**Goal of the exercise:**
Below, locate the line that contains "Generate a LaTeX". Repeat exactly from that line to the line that contains "(586,148) rectangle (738,153.4);", inclusive, leaving out the pictures.
— Begin Exercise input —
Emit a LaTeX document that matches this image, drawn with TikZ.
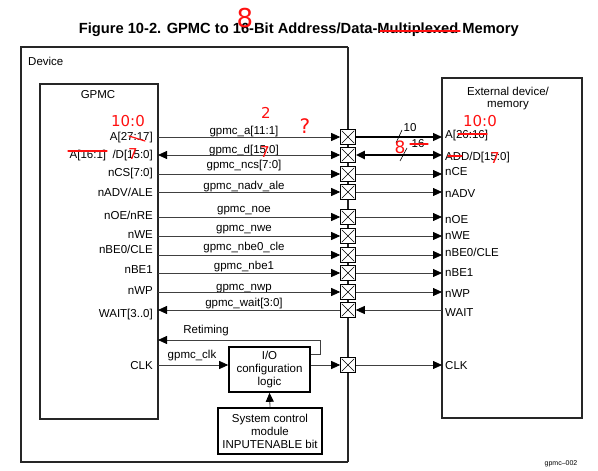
\documentclass[tikz,border=0pt]{standalone}
\usepackage{fontspec}
\setmainfont{Liberation Sans}
\newfontfamily\handfont{DejaVu Sans}
\usetikzlibrary{arrows.meta}
\definecolor{linegray}{HTML}{404040}
\definecolor{penred}{HTML}{FF1010}
\begin{document}
\begin{tikzpicture}[x=1pt,y=-1pt,
  font=\fontsize{11.5}{13}\selectfont,
  box/.style={draw=black!85, line width=1.7pt},
  pad/.style={draw=black, line width=1.1pt, minimum size=14.5pt, inner sep=0pt, fill=white,
    path picture={\draw[line width=0.5pt]
      ([shift={(1pt,1pt)}]path picture bounding box.south west) -- ([shift={(-1pt,-1pt)}]path picture bounding box.north east)
      ([shift={(1pt,-1pt)}]path picture bounding box.north west) -- ([shift={(-1pt,1pt)}]path picture bounding box.south east);}},
  sig/.style={draw=linegray, line width=0.8pt},
  tip/.style={-{Triangle[length=9pt,width=8pt,color=black]}},
  btip/.style={{Triangle[length=9pt,width=8pt,color=black]}-{Triangle[length=9pt,width=8pt,color=black]}},
  ltxt/.style={anchor=base east, inner sep=0pt},
  rtxt/.style={anchor=base west, inner sep=0pt},
  stxt/.style={anchor=base, inner sep=0pt},
  red/.style={text=penred, font=\handfont\fontsize{15}{15}\selectfont},
  redline/.style={draw=penred, line width=1.2pt, line cap=round},
  blockbox/.style={draw=black, line width=1.6pt, align=center, inner sep=2pt, font=\fontsize{11.5}{13}\selectfont}
]
\useasboundingbox (0,0) rectangle (598,471);

% title
\node[anchor=base east, inner sep=0pt, font=\bfseries\fontsize{14.7}{16}\selectfont] (title) at (519,33)
  {Figure 10-2. GPMC to 16-Bit Address/Data-Multiplexed Memory};

% boxes
\draw[box] (348,47) -- (21,47) -- (21,462) -- (348,462);
\draw[box] (348,47) -- (348,462);
\node[anchor=base west, inner sep=0pt] (devlbl) at (28,65) {Device};
\draw[box] (40,84) rectangle (158,419);
\node (gpmclbl) at (98,95) {GPMC};
\draw[box] (442,78) rectangle (582,418);
\node[align=center, inner sep=0pt, font=\fontsize{11.5}{12}\selectfont] (extlbl) at (508,99) {External device/\\memory};

% pads and edge coordinates
\foreach \n/\y in {A/137,D/155,CS/174,ADV/192,OE/217,WE/236,BEa/255,BEb/273,WP/292,WT/310,CK/365}{
  \node[pad] (p\n) at (348,\y) {};
  \coordinate (g\n) at (158,\y);
  \coordinate (e\n) at (442,\y);
}

% left labels
\node[ltxt] (lA) at (153,140) {A[27:17]};
\node[ltxt] (lD) at (153,158) {A[16:1] \ /D[15:0]};
\node[ltxt] (lCS) at (153,176) {nCS[7:0]};
\node[ltxt] (lADV) at (153,196) {nADV/ALE};
\node[ltxt] (lOE) at (153,219) {nOE/nRE};
\node[ltxt] (lWE) at (153,238) {nWE};
\node[ltxt] (lBEa) at (153,253) {nBE0/CLE};
\node[ltxt] (lBEb) at (153,273) {nBE1};
\node[ltxt] (lWP) at (153,294) {nWP};
\node[ltxt] (lWT) at (153,317) {WAIT[3..0]};
\node[ltxt] (lCK) at (153,369) {CLK};

% signal labels
\node[stxt] (sA) at (244,134) {gpmc\_a[11:1]};
\node[stxt] (sD) at (244,153) {gpmc\_d[15:0]};
\node[stxt] (sCS) at (244,168) {gpmc\_ncs[7:0]};
\node[stxt] (sADV) at (244,189) {gpmc\_nadv\_ale};
\node[stxt] (sOE) at (244,212) {gpmc\_noe};
\node[stxt] (sWE) at (244,231) {gpmc\_nwe};
\node[stxt] (sBEa) at (244,250) {gpmc\_nbe0\_cle};
\node[stxt] (sBEb) at (244,269) {gpmc\_nbe1};
\node[stxt] (sWP) at (244,290) {gpmc\_nwp};
\node[stxt] (sWT) at (244,306) {gpmc\_wait[3:0]};

% right labels
\node[rtxt] (rA) at (445,138) {A[26:16]};
\node[rtxt] (rD) at (445,160) {ADD/D[15:0]};
\node[rtxt] (rCS) at (445,175) {nCE};
\node[rtxt] (rADV) at (445,197) {nADV};
\node[rtxt] (rOE) at (445,223) {nOE};
\node[rtxt] (rWE) at (445,239) {nWE};
\node[rtxt] (rBEa) at (445,256) {nBE0/CLE};
\node[rtxt] (rBEb) at (445,276) {nBE1};
\node[rtxt] (rWP) at (445,297) {nWP};
\node[rtxt] (rWT) at (445,316) {WAIT};
\node[rtxt] (rCK) at (445,369) {CLK};

% left connectors
\draw[sig,tip] (gA) -- (pA);
\draw[sig,btip] (gD) -- (pD);
\draw[sig,tip] (gCS) -- (pCS);
\draw[sig,tip] (gADV) -- (pADV);
\draw[sig,tip] (gOE) -- (pOE);
\draw[sig,tip] (gWE) -- (pWE);
\draw[sig,tip] (gBEa) -- (pBEa);
\draw[sig,tip] (gBEb) -- (pBEb);
\draw[sig,tip] (gWP) -- (pWP);
\draw[sig,tip] (pWT) -- (gWT);

% right connectors
\draw[draw=black, line width=1.3pt, tip] (pA) -- (eA);
\draw[draw=black, line width=2.2pt, btip] (pD) -- (eD);
\draw[sig,tip] (pCS) -- (eCS);
\draw[sig,tip] (pADV) -- (eADV);
\draw[sig,tip] (pOE) -- (eOE);
\draw[sig,tip] (pWE) -- (eWE);
\draw[sig,tip] (pBEa) -- (eBEa);
\draw[sig,tip] (pBEb) -- (eBEb);
\draw[sig,tip] (pWP) -- (eWP);
\draw[sig,tip] (eWT) -- (pWT);
\draw[sig,tip] (pCK) -- (eCK);

% bus width marks
\coordinate (slA1) at (396,143); \coordinate (slA2) at (402,130);
\draw[line width=0.6pt] (slA1) -- (slA2);
\node[inner sep=0pt] (wA) at (410,128) {10};
\coordinate (slD1) at (400,161); \coordinate (slD2) at (407,148);
\draw[line width=0.6pt] (slD1) -- (slD2);
\node[inner sep=0pt] (wD) at (418,144) {16};

% clock section
\node[blockbox, minimum width=81pt, minimum height=45pt] (io) at (269.5,369.5) {I/O\\configuration\\logic};
\node[blockbox, minimum width=104pt, minimum height=46pt] (sys) at (270,431) {System control\\module\\INPUTENABLE bit};
\draw[sig,tip] (sys.north) -- (io.south);
\draw[sig,tip] (gCK) -- (gCK -| io.west);
\draw[sig,tip] (io.east |- pCK) -- (pCK);
\coordinate (gRT) at (158,340);
\draw[sig,tip] ([yshift=-8pt]io.north east) -- ++(10,0) |- (gRT);
\node (rtlbl) at (206,331) {Retiming};
\node (clklbl) at (192,356) {gpmc\_clk};

\node[inner sep=0pt, font=\fontsize{7}{8}\selectfont] (figid) at (561,464) {gpmc--002};

% handwritten red annotations
\node[red, font=\handfont\fontsize{26}{26}\selectfont] (h8) at (245,18) {8};
\draw[redline] (380,31) -- (460,31);
\node[red] (hAl) at (128,121) {10:0};
\draw[redline] (129,136) -- (145,141);
\draw[redline] (68,151) -- (107,151);
\node[red] (h7l) at (133,154) {7};
\node[red] (h2m) at (266,113) {2};
\node[red, font=\handfont\fontsize{20}{20}\selectfont] (hq) at (305,126) {?};
\node[red] (h7m) at (265,152) {7};
\node[red] (hAr) at (480,121) {10:0};
\draw[redline] (458,134) -- (487,134);
\node[red, font=\handfont\fontsize{17}{17}\selectfont] (h8r) at (400,147) {8};
\draw[redline] (410,144) -- (428,144);
\draw[redline] (448,156) -- (462,156);
\node[red] (h7r) at (495,158) {7};
\end{tikzpicture}
\end{document}
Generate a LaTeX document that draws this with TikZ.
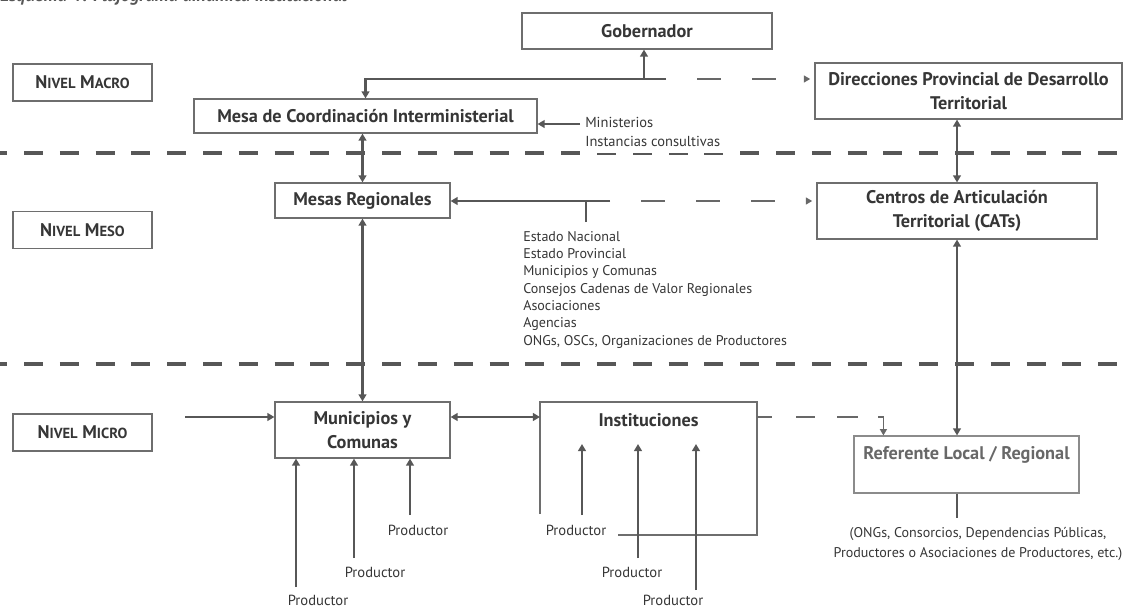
\documentclass[tikz,border=0pt]{standalone}
\usepackage{fontspec}
\setmainfont{PT Sans}
\usetikzlibrary{arrows.meta}
\definecolor{ink}{HTML}{363636}
\definecolor{wire}{HTML}{575757}
\definecolor{frame}{HTML}{6E6E6E}
\newcommand{\smcaps}[2]{#1{\fontsize{10.4}{12}\selectfont#2}}

\begin{document}
\begin{tikzpicture}[x=0.025cm,y=-0.025cm,>={Triangle[length=5pt,width=5.5pt]},
  every node/.style={text=ink},
  box/.style={draw=frame,line width=0.8pt,align=center,inner sep=0pt,font=\bfseries\fontsize{13}{17}\selectfont},
  level/.style={box,minimum width=3.475cm,minimum height=0.925cm},
  small/.style={font=\fontsize{10}{12.3}\selectfont,inner sep=0pt},
  conn/.style={draw=wire,line width=1.7pt},
  sep/.style={draw=wire,line width=0.1cm,dash pattern=on 0.475cm off 0.42cm,dash phase=0.295cm},
  faint/.style={draw=wire!90,line width=0.9pt,dash pattern=on 0.6cm off 0.775cm,dash phase=0.6cm,>={Triangle[length=4.5pt,width=5pt]}}]
  \useasboundingbox (0,0) rectangle (1124,605);

  \node[anchor=base west,inner sep=0pt,text=wire,font=\bfseries\itshape\fontsize{13}{15}\selectfont] (title) at (0,1.5) {Esquema 4: Flujograma dinámica institucional};

  \draw[sep] (0,153) -- (1124,153);
  \draw[sep] (0,364) -- (1124,364);
  \fill[white] (586,148) rectangle (738,153.4);

  \node[box,minimum width=6.25cm,minimum height=0.9cm] (gob) at (647,31) {Gobernador};
  \node[level] (macro) at (82.5,82.5) {\smcaps{N}{IVEL} \smcaps{M}{ACRO}};
  \node[box,minimum width=8.575cm,minimum height=0.85cm] (mesa) at (365.5,116) {Mesa de Coordinación Interministerial};
  \node[box,minimum width=7.675cm,minimum height=1.4cm] (dir) at (968.5,91) {Direcciones Provincial de Desarrollo\\Territorial};
  \node[level] (meso) at (82.5,230) {\smcaps{N}{IVEL} \smcaps{M}{ESO}};
  \node[box,minimum width=4.375cm,minimum height=0.875cm] (mreg) at (362.5,200.5) {Mesas Regionales};
  \node[box,minimum width=7cm,minimum height=1.4cm] (cats) at (957,211) {Centros de Articulación\\Territorial (CATs)};
  \node[level] (micro) at (82.5,432.5) {\smcaps{N}{IVEL} \smcaps{M}{ICRO}};
  \node[box,minimum width=4.375cm,minimum height=1.4cm] (mun) at (362.5,430) {Municipios y\\Comunas};
  \node[font=\bfseries\fontsize{13}{17}\selectfont] (inst) at (648.5,420) {Instituciones};
  \node[box,draw=frame!80,text=ink!75,minimum width=5.625cm,minimum height=1.425cm] (ref) at (966.5,464.5) {Referente Local / Regional\\\mbox{}};
  \draw[draw=frame,line width=0.8pt] (540,514) |- (757,402) |- (618,535);

  \coordinate (jgob) at (644,79);
  \coordinate (jend) at (666,79);
  \draw[conn,->] (jgob) -- (jgob |- gob.south);
  \draw[conn,->] (jend) -| (mesa.north);
  \draw[faint,->,shorten >=3pt] (jend) -- (jend -| dir.west);

  \coordinate (minarr) at (580,124);
  \draw[conn,->] (minarr) -- (minarr -| mesa.east);
  \node[small,anchor=north west,align=left,font=\fontsize{10.3}{13.5}\selectfont] (mins) at (585,117) {Ministerios\\Instancias consultivas};

  \draw[conn,<->] (mreg.north |- mesa.south) -- (mreg.north);
  \draw[conn,<->] (cats.north |- dir.south) -- (cats.north);

  \coordinate (tick) at (586,222);
  \coordinate (jreg) at (610,201);
  \draw[conn] (tick) -- (tick |- jreg);
  \draw[conn,->] (jreg) -- (jreg -| mreg.east);
  \draw[faint,->,shorten >=3pt] (jreg) -- (jreg -| cats.west);
  \node[small,anchor=north west,align=left] (actors) at (523,231) {Estado Nacional\\Estado Provincial\\Municipios y Comunas\\Consejos Cadenas de Valor Regionales\\Asociaciones\\Agencias\\ONGs, OSCs, Organizaciones de Productores};

  \draw[conn,<->] (mreg.south) -- (mun.north);
  \draw[conn,<->] (cats.south) -- (cats.south |- ref.north);

  \coordinate (micin) at (185,417);
  \draw[conn,->] (micin) -- (micin -| mun.west);
  \coordinate (instL) at (540,417);
  \coordinate (instR) at (757,417);
  \coordinate (instfoot) at (648,444);
  \draw[conn,<->] (instL -| mun.east) -- (instL);
  \draw[draw=wire!90,line width=0.9pt,dash pattern=on 0.375cm off 0.6cm on 0.475cm off 0.55cm on 0.525cm off 0.5cm on 1.5cm,->,>={Triangle[length=4.5pt,width=5pt]}] (instR) -| ([xshift=0.75cm]ref.north west);

  \draw[conn] (ref.south -| cats.south) -- ++(0,24);
  \node[small,align=center,font=\fontsize{10}{14.2}\selectfont] (orgs) at (978,544) {(ONGs, Consorcios, Dependencias Públicas,\\Productores o Asociaciones de Productores, etc.)};

  \node[small,font=\fontsize{10.4}{12}\selectfont] (pm1) at (418,530) {Productor};
  \node[small,font=\fontsize{10.4}{12}\selectfont] (pm2) at (375,572) {Productor};
  \node[small,font=\fontsize{10.4}{12}\selectfont] (pm3) at (318,600) {Productor};
  \foreach \x/\y in {410/515,354/558,296/587}
    \draw[conn,->] (\x,\y) coordinate (p) -- (p |- mun.south);

  \node[small,font=\fontsize{10.4}{12}\selectfont] (pi1) at (576,530) {Productor};
  \node[small,font=\fontsize{10.4}{12}\selectfont] (pi2) at (632,572) {Productor};
  \node[small,font=\fontsize{10.4}{12}\selectfont] (pi3) at (673,600) {Productor};
  \foreach \x/\y in {582/515,638/558,696/590}
    \draw[conn,->] (\x,\y) coordinate (q) -- (q |- instfoot);
\end{tikzpicture}
\end{document}
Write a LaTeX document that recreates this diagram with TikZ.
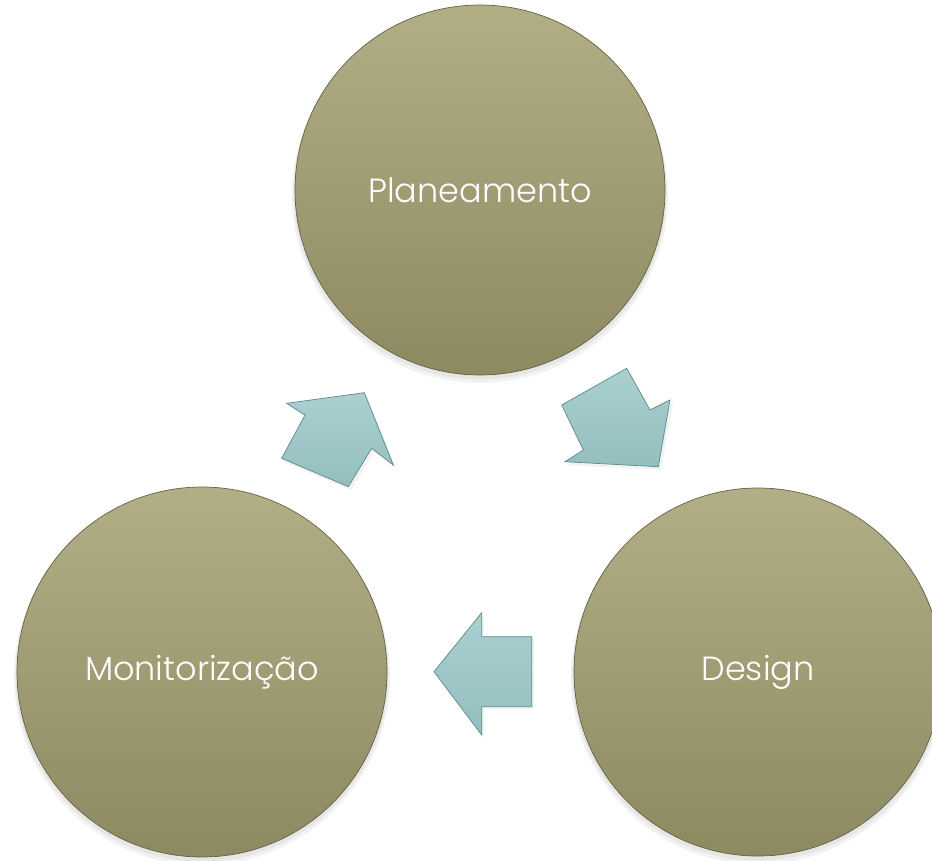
— End Exercise input —
**Expected answer:**
Generate a LaTeX document that draws this with TikZ.
\documentclass[tikz,border=0pt]{standalone}
\usepackage{fontspec}
\setmainfont{PT Sans}
\usetikzlibrary{arrows.meta}
\definecolor{ink}{HTML}{363636}
\definecolor{wire}{HTML}{575757}
\definecolor{frame}{HTML}{6E6E6E}
\newcommand{\smcaps}[2]{#1{\fontsize{10.4}{12}\selectfont#2}}

\begin{document}
\begin{tikzpicture}[x=0.025cm,y=-0.025cm,>={Triangle[length=5pt,width=5.5pt]},
  every node/.style={text=ink},
  box/.style={draw=frame,line width=0.8pt,align=center,inner sep=0pt,font=\bfseries\fontsize{13}{17}\selectfont},
  level/.style={box,minimum width=3.475cm,minimum height=0.925cm},
  small/.style={font=\fontsize{10}{12.3}\selectfont,inner sep=0pt},
  conn/.style={draw=wire,line width=1.7pt},
  sep/.style={draw=wire,line width=0.1cm,dash pattern=on 0.475cm off 0.42cm,dash phase=0.295cm},
  faint/.style={draw=wire!90,line width=0.9pt,dash pattern=on 0.6cm off 0.775cm,dash phase=0.6cm,>={Triangle[length=4.5pt,width=5pt]}}]
  \useasboundingbox (0,0) rectangle (1124,605);

  \node[anchor=base west,inner sep=0pt,text=wire,font=\bfseries\itshape\fontsize{13}{15}\selectfont] (title) at (0,1.5) {Esquema 4: Flujograma dinámica institucional};

  \draw[sep] (0,153) -- (1124,153);
  \draw[sep] (0,364) -- (1124,364);
  \fill[white] (586,148) rectangle (738,153.4);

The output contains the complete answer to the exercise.